值得额外注意的一点就是,它这种“记祠论人”的手法,在宋代散文中,类似现象颇多。比如,我们前面读过的诸多作品中,就有若干篇章是相似的,试看——
在王禹偁的《待漏院记》中,作者就是通过记写待漏院之事,进行“论相”的。这就是为不同宰相画像:贤相、奸相与庸相的不同心术,不同面貌,以及不同结果,并借此表达作者自己的政治抱负。
在范仲淹《岳阳楼记》中,作者也是假岳阳楼这种湖楼题材,作为一个发言平台,自写景抒情楔入,从而转至重点言志。文中以主要篇幅写了面对同一场景,而产生两种心态、两种境界,最后落实在“忧在人先,乐在人后”两句千古箴言之上,真是遗响万代!
曾巩《墨池记》,也是在记述墨池这个古迹的同时,指出一个很深刻的真理:任何成就,都是“以精力自致”,并非“天成”。全文题小意宏,借事立论,借论发意,用思十分深长。
王安石《游褒禅山记》,则借写游记体散文,却着重叙说了自己的治学感悟,并且具体论述治学之道的要害在于:学前、学中先治心。而“治心”的途径有三:首立志,次勤奋,三直前。对治学之道作了系统论述。
在苏轼《游石钟山记》中,作者还是以游记体示人,但在篇中引大段议论人文,且占主导地位,即用游记语言来表达人生哲理。这就是:治学与观理。
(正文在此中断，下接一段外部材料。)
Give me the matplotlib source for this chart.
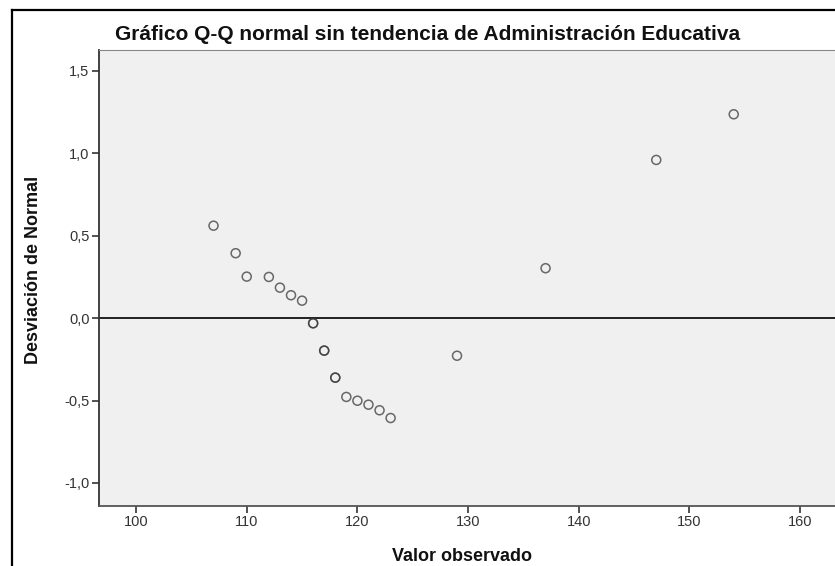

它通过山岳命名由来的争议悟出两条重要道理,即一是没有调查没有发言权,且调查务必全面、深入;二是不可轻信古人,敢于提出质疑。
宋代著名科学家、学者沈括的《雁荡山》,则是把游雁荡山以笔记形式,写出一篇科学小品,提出了自己两个具有世界意义的创见,使游记变成了科学考察报告。
再说,周敦颐的《爱莲说》,虽然以论说体亮相,其实也是借写莲荷的品格与性状,借题发挥,以花喻世,树立样版,评议人物。
由此可知,王十朋这种写法,非是首创,也不是个别,而是当时(何止当时)的一种普遍现象。这种现象一定会藏匿着一个道理,即原因何在?这不妨请大家去思考思考吧!